#### WORK TO DO:
Output the first line of the listing and each line after it, up to and including the line that contains "from matplotlib.ticker import FuncFormatter", exactly as written, minus the pictures.

#### COLLECTED DATA:
========================================
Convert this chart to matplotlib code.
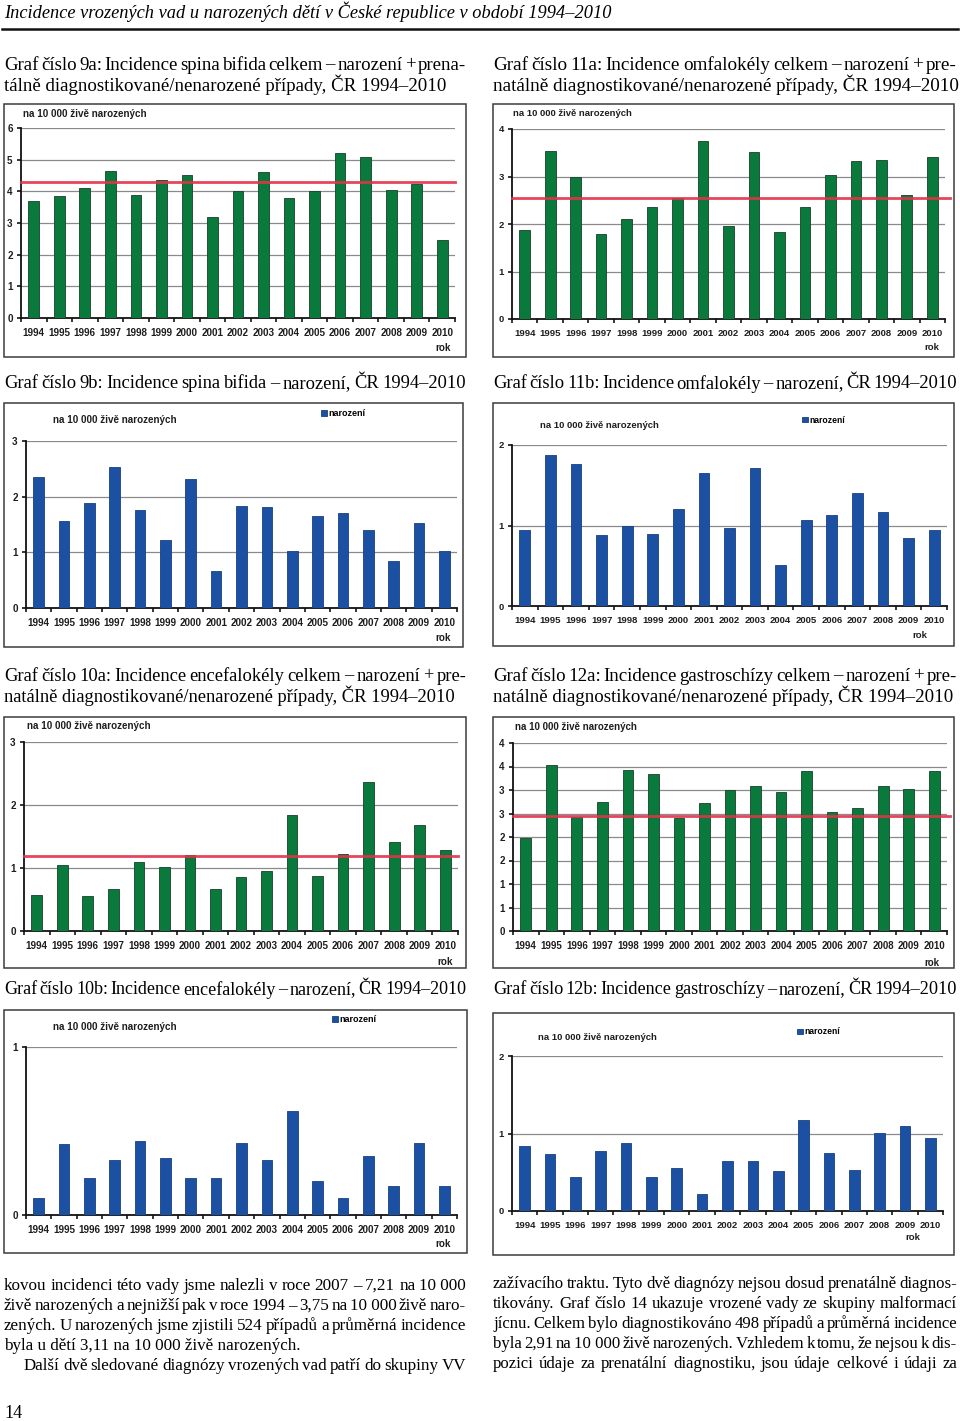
import numpy as np
import matplotlib
matplotlib.use('Agg')
import matplotlib.pyplot as plt
from matplotlib.patches import Rectangle
from matplotlib.ticker import FuncFormatter

# data (per 10 000 live births), 1994-2010
years = [str(y) for y in range(1994, 2011)]

spina_celkem = [3.68, 3.85, 4.10, 4.65, 3.87, 4.37, 4.52, 3.20, 4.00, 4.60,
                3.80, 4.01, 5.20, 5.07, 4.03, 4.22, 2.47]
spina_celkem_avg = 4.30
omfal_celkem = [1.88, 3.54, 2.99, 1.78, 2.10, 2.35, 2.54, 3.75, 1.95, 3.52,
                1.84, 2.35, 3.03, 3.32, 3.35, 2.62, 3.42]
omfal_celkem_avg = 2.55
spina_naroz = [2.35, 1.56, 1.88, 2.54, 1.76, 1.23, 2.31, 0.66, 1.83, 1.81,
               1.03, 1.66, 1.70, 1.40, 0.84, 1.52, 1.03]
omfal_naroz = [0.94, 1.87, 1.76, 0.88, 1.00, 0.89, 1.21, 1.65, 0.97, 1.71,
               0.51, 1.07, 1.13, 1.40, 1.17, 0.84, 0.94]
encef_celkem = [0.57, 1.04, 0.56, 0.67, 1.10, 1.01, 1.21, 0.66, 0.86, 0.96,
                1.84, 0.88, 1.23, 2.36, 1.42, 1.69, 1.28]
encef_celkem_avg = 1.19
gastro_celkem = [1.98, 3.54, 2.43, 2.75, 3.42, 3.35, 2.41, 2.73, 3.01, 3.08,
                 2.96, 3.41, 2.54, 2.61, 3.08, 3.03, 3.41]
gastro_celkem_avg = 2.45
encef_naroz = [0.10, 0.42, 0.22, 0.33, 0.44, 0.34, 0.22, 0.22, 0.43, 0.33,
               0.62, 0.20, 0.10, 0.35, 0.17, 0.43, 0.17]
gastro_naroz = [0.84, 0.73, 0.44, 0.77, 0.88, 0.44, 0.55, 0.22, 0.65, 0.64,
                0.51, 1.17, 0.75, 0.53, 1.01, 1.10, 0.94]

header = 'Incidence vrozených vad u narozených dětí v České republice v období 1994–2010'
title_9a = ['Graf číslo 9a: Incidence spina bifida celkem – narození + prena-',
            'tálně diagnostikované/nenarozené případy, ČR 1994–2010']
title_11a = ['Graf číslo 11a: Incidence omfalokély celkem – narození + pre-',
             'natálně diagnostikované/nenarozené případy, ČR 1994–2010']
title_9b = ['Graf číslo 9b: Incidence spina bifida – narození, ČR 1994–2010']
title_11b = ['Graf číslo 11b: Incidence omfalokély – narození, ČR 1994–2010']
title_10a = ['Graf číslo 10a: Incidence encefalokély celkem – narození + pre-',
             'natálně diagnostikované/nenarozené případy, ČR 1994–2010']
title_12a = ['Graf číslo 12a: Incidence gastroschízy celkem – narození + pre-',
             'natálně diagnostikované/nenarozené případy, ČR 1994–2010']
title_10b = ['Graf číslo 10b: Incidence encefalokély – narození, ČR 1994–2010']
title_12b = ['Graf číslo 12b: Incidence gastroschízy – narození, ČR 1994–2010']

text_left = ['kovou incidenci této vady jsme nalezli v roce 2007 – 7,21 na 10\u00a0000',
             'živě narozených a nejnižší pak v roce 1994 – 3,75 na 10\u00a0000 živě naro-',
             'zených. U narozených jsme zjistili 524 případů a průměrná incidence',
             'byla u dětí 3,11 na 10\u00a0000 živě narozených.',
             'Další dvě sledované diagnózy vrozených vad patří do skupiny VV']
text_right = ['zažívacího traktu. Tyto dvě diagnózy nejsou dosud prenatálně diagnos-',
              'tikovány. Graf číslo 14 ukazuje vrozené vady ze skupiny malformací',
              'jícnu. Celkem bylo diagnostikováno 498 případů a průměrná incidence',
              'byla 2,91 na 10\u00a0000 živě narozených. Vzhledem k tomu, že nejsou k dis-',
              'pozici údaje za prenatální diagnostiku, jsou údaje celkové i údaji za']

GREEN = '#0a7a3c'
GREEN_EDGE = '#17402a'
BLUE = '#1b50a2'
BLUE_EDGE = '#173f80'
RED = '#e2334a'
SERIF = 'Liberation Serif'
SANS = 'Liberation Sans'

W, H = 960, 1421
fig = plt.figure(figsize=(9.6, 14.21), dpi=100)
renderer = fig.canvas.get_renderer()


def fx(x):
    return x / W


def fy(y):
    return 1 - y / H


def fit_size(s, avail, size):
    # largest size (<= size) at which the words fit with a tight word gap
    words = s.split(' ')
    while True:
        widths = []
        for w in words:
            t = fig.text(0, 0, w, fontsize=size, family=SERIF)
            widths.append(t.get_window_extent(renderer).width)
            t.remove()
        space = size * 100 / 72 * 0.25
        if sum(widths) + (len(words) - 1) * space * 0.5 <= avail:
            return size
        size *= 0.985


def text_line(s, x0, x1, y, size, justify=True, indent=0):
    if not justify:
        fig.text(fx(x0 + indent), fy(y), s, fontsize=size, family=SERIF, va='center')
        return
    words = s.split(' ')
    texts = [fig.text(0, fy(y), w, fontsize=size, family=SERIF, va='center')
             for w in words]
    widths = [t.get_window_extent(renderer).width for t in texts]
    avail = x1 - x0 - indent
    gap = (avail - sum(widths)) / max(len(words) - 1, 1)
    x = x0 + indent
    for t, w in zip(texts, widths):
        t.set_x(fx(x))
        x += w + gap


def title(lines, x0, x1, y, size=14.2):
    size = fit_size(lines[0], x1 - x0, size)
    for i, s in enumerate(lines):
        last = i == len(lines) - 1 and len(lines) > 1
        text_line(s, x0, x1, y + 20 * i, size, justify=not last)


def chart(box, plot, values, ymax, step, color, edge, fs, label_xy, rok_xy,
          avg=None, avg_end=16.5, legend_xy=None):
    bx0, by0, bx1, by1 = box
    fig.add_artist(Rectangle((fx(bx0), fy(by1)), (bx1 - bx0) / W, (by1 - by0) / H,
                             transform=fig.transFigure, fill=False, ec='#3c3c3c', lw=1.1))
    l, t, r, b = plot
    ax = fig.add_axes([fx(l), fy(b), (r - l) / W, (b - t) / H])
    xs = np.arange(len(values))
    ax.bar(xs, values, width=0.42, color=color, edgecolor=edge, lw=0.6, zorder=3,
           label='narození')
    ax.set_xlim(-0.5, len(values) - 0.5)
    ax.set_ylim(0, ymax)
    yt = np.arange(0, ymax + step / 2, step)
    ax.set_yticks(yt)
    ax.yaxis.set_major_formatter(FuncFormatter(lambda v, p: str(int(np.floor(v + 0.5)))))
    for v in yt[1:]:
        ax.axhline(v, color='#8a8a8a', lw=0.9, zorder=1)
    ax.set_xticks(xs, years)
    ax.set_xticks(np.arange(-0.5, len(values)), minor=True)
    ax.tick_params(axis='x', which='major', length=0, pad=7.5)
    ax.tick_params(axis='x', which='minor', length=3, width=1.1, direction='out')
    ax.tick_params(axis='y', length=3, width=1.1, pad=3)
    for lab in ax.get_xticklabels() + ax.get_yticklabels():
        lab.set_fontsize(fs)
        lab.set_fontweight('bold')
        lab.set_family(SANS)
        lab.set_color('#1e1e1e')
    for s in ['top', 'right']:
        ax.spines[s].set_visible(False)
    for s in ['left', 'bottom']:
        ax.spines[s].set_linewidth(1.3)
        ax.spines[s].set_color('#111111')
    ax.patch.set_alpha(0)
    if avg is not None:
        ax.plot([-0.5, avg_end], [avg, avg], color=RED, lw=2, alpha=0.9, zorder=4,
                clip_on=False)
    fig.text(fx(label_xy[0]), fy(label_xy[1]), 'na 10 000 živě narozených', fontsize=fs,
             fontweight='bold', family=SANS, va='center', color='#1e1e1e')
    fig.text(fx(rok_xy[0]), fy(rok_xy[1]), 'rok', fontsize=fs, fontweight='bold',
             family=SANS, va='center', ha='center', color='#1e1e1e')
    if legend_xy is not None:
        ax.legend(loc='center left', bbox_to_anchor=(fx(legend_xy[0]), fy(legend_xy[1])),
                  bbox_transform=fig.transFigure, frameon=False, handlelength=0.65,
                  handleheight=0.65, handletextpad=0.2, borderpad=0, borderaxespad=0,
                  prop={'family': SANS, 'size': fs - 0.6, 'weight': 'bold'})
    return ax


# header
fig.text(fx(4), fy(12), header, fontsize=13.2, family=SERIF, style='italic', va='center')
fig.add_artist(plt.Line2D([fx(2), fx(958)], [fy(29), fy(29)], color='#111111', lw=1.8,
                          transform=fig.transFigure))

# row 1
title(title_9a, 4, 466, 65)
title(title_11a, 493, 957, 65)
chart((4, 104, 466, 357), (21, 128, 455, 318), spina_celkem, 6, 1, GREEN, GREEN_EDGE, 7.1,
      (23, 114), (443, 348), avg=spina_celkem_avg)
chart((493, 104, 954, 357), (512, 129, 945, 319), omfal_celkem, 4, 1, GREEN, GREEN_EDGE, 6.8,
      (513, 114), (932, 348), avg=omfal_celkem_avg, avg_end=16.7)

# row 2
title(title_9b, 4, 466, 384)
title(title_11b, 493, 957, 384)
chart((4, 403, 463, 647), (26, 441, 457, 608), spina_naroz, 3, 1, BLUE, BLUE_EDGE, 7.1,
      (53, 420), (443, 638), legend_xy=(321, 414))
chart((493, 403, 954, 646), (512, 445, 947, 606), omfal_naroz, 2, 1, BLUE, BLUE_EDGE, 6.8,
      (540, 426), (920, 635), legend_xy=(802, 420))

# row 3
title(title_10a, 4, 466, 676)
title(title_12a, 493, 957, 676)
chart((4, 717, 466, 968), (24, 742, 458, 931), encef_celkem, 3, 1, GREEN, GREEN_EDGE, 7.1,
      (27, 726), (445, 962), avg=encef_celkem_avg)
chart((493, 717, 954, 968), (513, 743, 947, 931), gastro_celkem, 4, 0.5, GREEN, GREEN_EDGE, 7.0,
      (515, 727), (932, 963), avg=gastro_celkem_avg, avg_end=16.6)

# row 4
title(title_10b, 4, 466, 990)
title(title_12b, 493, 957, 990)
chart((4, 1010, 467, 1253), (26, 1047, 457, 1215), encef_naroz, 1, 1, BLUE, BLUE_EDGE, 7.1,
      (53, 1027), (443, 1244), legend_xy=(332, 1020))
chart((493, 1013, 954, 1255), (512, 1056, 943, 1211), gastro_naroz, 2, 1, BLUE, BLUE_EDGE, 6.8,
      (538, 1038), (913, 1238), legend_xy=(797, 1032))

# body text
left_size = fit_size(text_left[1], 462, 13.2)
for i, s in enumerate(text_left):
    indent = 20 if i == 4 else 0
    text_line(s, 4, 466, 1286 + 20 * i, left_size, justify=(i != 3), indent=indent)
right_size = fit_size(text_right[3], 464, 13.2)
for i, s in enumerate(text_right):
    text_line(s, 493, 957, 1284 + 20 * i, right_size)

fig.text(fx(4), fy(1413), '14', fontsize=13, family=SERIF, va='center')

fig.savefig('out.png', dpi=100)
========================================
#### EXPECTED OUTPUT:
Convert this chart to matplotlib code.
import numpy as np
import matplotlib
matplotlib.use('Agg')
import matplotlib.pyplot as plt
from matplotlib.patches import Rectangle
from matplotlib.ticker import FuncFormatter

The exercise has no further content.